Step 6) The coin series and year is identified, determine the mintmark.
Now that the year has been determined, the software should know where to look for the mintmark on the image. Mintmark locations can vary even within coin series.
* Use some type of character recognition to read the mintmark from the images. Note that some coin series have slightly different variations of the mintmarks (both size and character style) and the character recognition would have to be able to handle that.
(Optional) Step 7) The year and mintmark have been identified, look for variations
At this point, the images could be processed to look for specific known errors or variations for the year and mintmark. For example the Close AM/Wide AM or large date/small date. Unfortunately, each design variation will probably have to be programmed in individually to be identified.
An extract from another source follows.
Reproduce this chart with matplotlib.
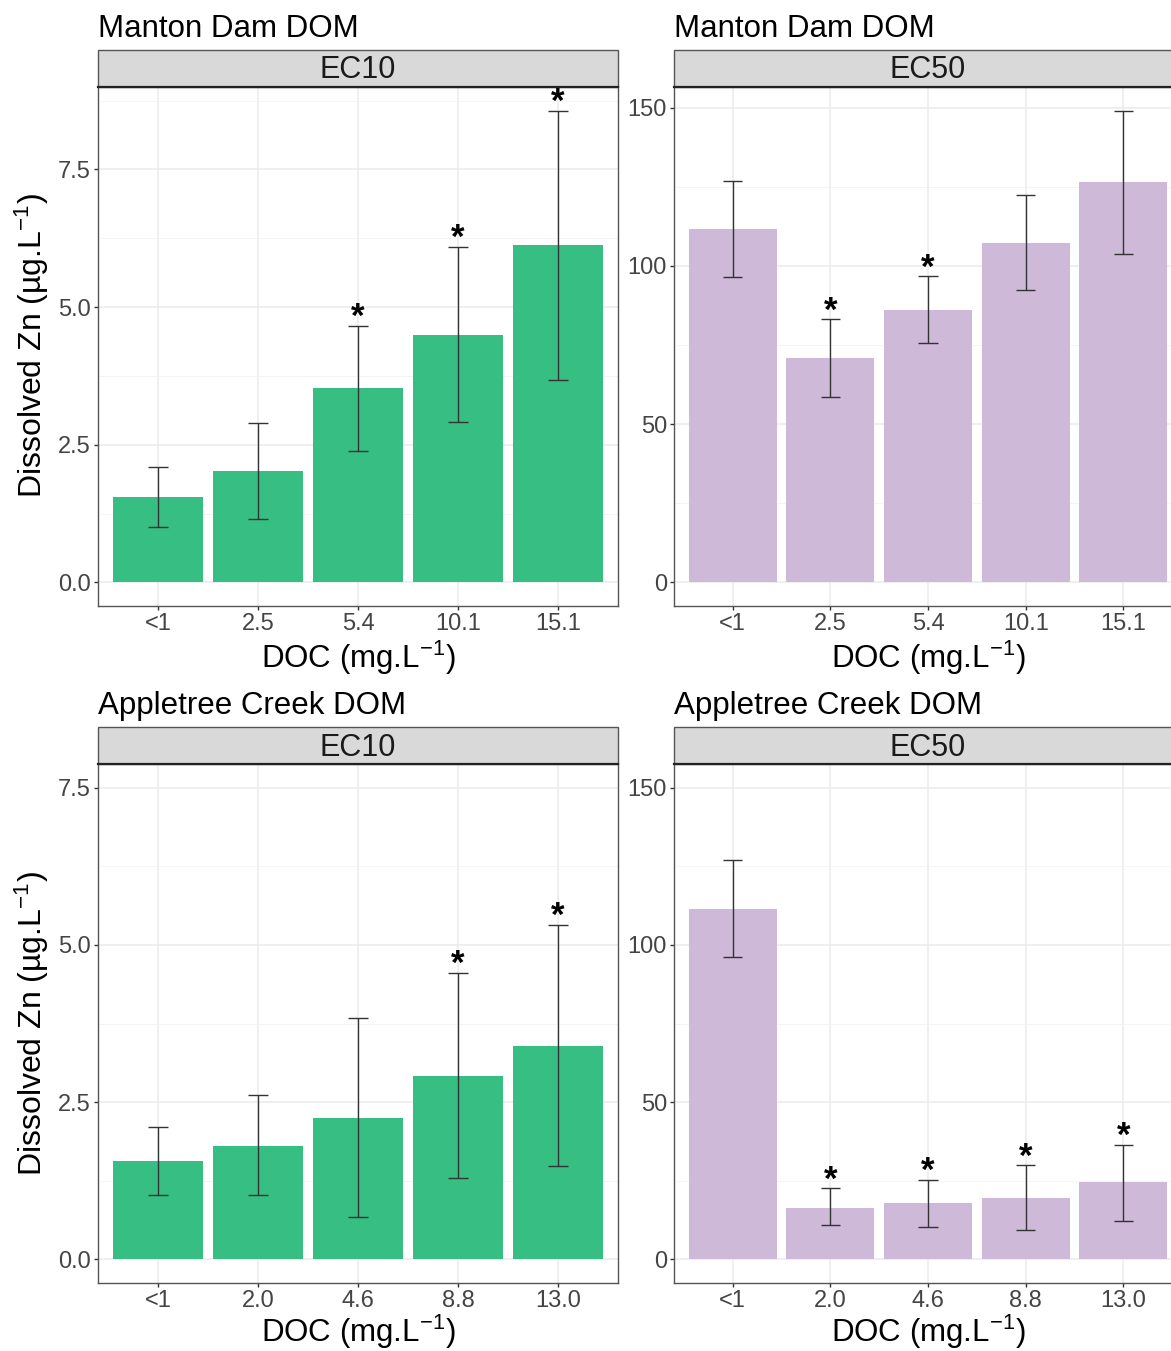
import numpy as np
import matplotlib
matplotlib.use("Agg")
import matplotlib.pyplot as plt
from matplotlib.patches import Rectangle

plt.rcParams['font.family'] = ['Liberation Sans', 'DejaVu Sans']
plt.rcParams['mathtext.fontset'] = 'custom'
plt.rcParams['mathtext.rm'] = 'Liberation Sans'
plt.rcParams['mathtext.it'] = 'Liberation Sans'

# Manton Dam DOM
md_doc = ['<1', '2.5', '5.4', '10.1', '15.1']
md_ec10_mean = [1.56, 2.03, 3.53, 4.49, 6.12]
md_ec10_lo = [1.01, 1.16, 2.39, 2.92, 3.68]
md_ec10_hi = [2.10, 2.90, 4.66, 6.10, 8.57]
md_ec10_sig = [False, False, True, True, True]
md_ec50_mean = [111.6, 70.9, 86.0, 107.2, 126.4]
md_ec50_lo = [96.4, 58.6, 75.6, 92.3, 103.7]
md_ec50_hi = [127.0, 83.2, 96.8, 122.3, 149.1]
md_ec50_sig = [False, True, True, False, False]

# Appletree Creek DOM
ac_doc = ['<1', '2.0', '4.6', '8.8', '13.0']
ac_ec10_mean = [1.56, 1.80, 2.24, 2.92, 3.40]
ac_ec10_lo = [1.03, 1.02, 0.67, 1.30, 1.49]
ac_ec10_hi = [2.10, 2.62, 3.83, 4.56, 5.32]
ac_ec10_sig = [False, False, False, True, True]
ac_ec50_mean = [111.5, 16.5, 17.8, 19.4, 24.5]
ac_ec50_lo = [96.3, 10.8, 10.2, 9.5, 12.1]
ac_ec50_hi = [127.1, 22.6, 25.4, 29.9, 36.5]
ac_ec50_sig = [False, True, True, True, True]

green = '#37BE83'
purple = '#CEB9D9'
W, H = 1171, 1351


def panel(rect, site, strip, cats, mean, lo, hi, sig, color, ylim, major, minor, fmt,
          xpad=3):
    ax = fig.add_axes(rect)
    x = np.arange(1, len(cats) + 1)
    ax.bar(x, mean, width=0.9, color=color, zorder=2)
    ax.vlines(x, lo, hi, color='#333333', lw=1.0, zorder=3)
    ax.hlines(lo, x - 0.1, x + 0.1, color='#333333', lw=1.0, zorder=3)
    ax.hlines(hi, x - 0.1, x + 0.1, color='#333333', lw=1.0, zorder=3)
    for xi, h, s in zip(x, hi, sig):
        if s:
            ax.annotate('*', (xi, h), xytext=(0, -6), textcoords='offset points',
                        ha='center', va='bottom', fontsize=25, fontweight='bold',
                        zorder=4)
    ax.set_xlim(0.4, len(cats) + 0.6)
    ax.set_ylim(*ylim)
    ax.set_xticks(x)
    ax.set_xticklabels(cats)
    ax.set_yticks(major)
    ax.set_yticklabels([fmt.format(v) for v in major])
    ax.set_yticks(minor, minor=True)
    ax.tick_params(axis='both', which='major', labelsize=17, labelcolor='#444444',
                   color='#333333', length=3, width=1, pad=2)
    ax.tick_params(axis='y', which='minor', length=0)
    ax.grid(True, which='major', color='#EBEBEB', lw=1.1, zorder=0)
    ax.grid(True, which='minor', axis='y', color='#F2F2F2', lw=0.6, zorder=0)
    ax.set_axisbelow(True)
    for sp in ax.spines.values():
        sp.set_color('#555555')
        sp.set_linewidth(1.0)
    ax.spines['top'].set_color('#222222')
    ax.spines['top'].set_linewidth(1.6)
    ax.set_xlabel(r'DOC (mg.L$^{-1}$)', fontsize=22.5, labelpad=xpad)
    # facet strip
    px = rect[3] * H
    sh = 37 / px
    ax.add_patch(Rectangle((0, 1), 1, sh, transform=ax.transAxes, clip_on=False,
                           facecolor='#D9D9D9', edgecolor='#555555', lw=1.0, zorder=1))
    ax.text(0.5, 1 + sh / 2 - 2 / px, strip, transform=ax.transAxes, ha='center',
            va='center', fontsize=22, color='#1A1A1A')
    ax.text(0, 1 + sh + 21 / px, site, transform=ax.transAxes, ha='left',
            va='center', fontsize=22.5)
    return ax


fig = plt.figure(figsize=(W / 100, H / 100), dpi=100)

lw_ = 520 / W
rw_ = 508 / W
ph = 519 / H
top_b = 1 - 606 / H
bot_b = 1 - 1283 / H

panel([98 / W, top_b, lw_, ph], 'Manton Dam DOM', 'EC10', md_doc,
      md_ec10_mean, md_ec10_lo, md_ec10_hi, md_ec10_sig, green,
      (-0.4285, 8.9985), [0, 2.5, 5, 7.5], [1.25, 3.75, 6.25, 8.75], '{:.1f}')
panel([674 / W, top_b, rw_, ph], 'Manton Dam DOM', 'EC50', md_doc,
      md_ec50_mean, md_ec50_lo, md_ec50_hi, md_ec50_sig, purple,
      (-7.455, 156.56), [0, 50, 100, 150], [25, 75, 125], '{:.0f}')
panel([98 / W, bot_b, lw_, ph], 'Appletree Creek DOM', 'EC10', ac_doc,
      ac_ec10_mean, ac_ec10_lo, ac_ec10_hi, ac_ec10_sig, green,
      (-0.375, 7.875), [0, 2.5, 5, 7.5], [1.25, 3.75, 6.25], '{:.1f}', xpad=0.5)
panel([674 / W, bot_b, rw_, ph], 'Appletree Creek DOM', 'EC50', ac_doc,
      ac_ec50_mean, ac_ec50_lo, ac_ec50_hi, ac_ec50_sig, purple,
      (-7.5, 157.5), [0, 50, 100, 150], [25, 75, 125], '{:.0f}', xpad=0.5)

fig.text(32 / W, 1 - 346 / H, r'Dissolved Zn (µg.L$^{-1}$)', rotation=90,
         ha='center', va='center', fontsize=23)
fig.text(32 / W, 1 - 1024 / H, r'Dissolved Zn (µg.L$^{-1}$)', rotation=90,
         ha='center', va='center', fontsize=23)

fig.savefig('out.png', dpi=100)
Possible, but likely very time consuming and extremely hard to verify that the software is correct unless you have an example of that variation to test with.
Unfortunately, some of the variations are likely the most valuable coins that you can find in circulation.
Step 8) Once the coin has been fully identified, sort the coin to the appropriate slot
I can see 3 or 4 output slots for coins
* a discard pile for all coins that do not need to be kept.
* a reject slot for coins that need to hand analyzed
* an error slot for coins in which errors were detected.
* a keeper slot for coins that programmed to be keepers.
Ideally, all of the slots are configured programatically.
Another feature that could be added is that the software could keep a list of every coin processed, so you would know what was supposedly processed into each pile and why. This would only help with the hand analysis, sorting afterward.
Other challenges:
* Outside of the challenge of the image analysis itself which is quite daunting, coins are dirty and the camera's lenses would need to be kept clean.
* The time needed to process the images from steps 3 through 7 to determine what to do in step 8 has to be fast. The image size will be a big factor, but I am not sure if everything that needs to be done can be done fast enough to make it worthwhile. If you could process 1 coin per second (and I am not sure if you could get it that fast), processing $50 in cents would take almost 1.4 hours. For comparison, I typically could process $50 in cents in 30 minutes manually if only pulling wheats and older. If also processing for key errors and reading every date, $50 in cents used to take 1.5- 2 hours.
Summary:
* Cool? Yes.
* Challenging? Very much so.
* Worth the time and expense for the expected results? Only if the end solution is able to truly find rare variations and they occur often enough to provide a payback other than just the satisfaction of building the machine in the first place.
So, do you still think someone should build one?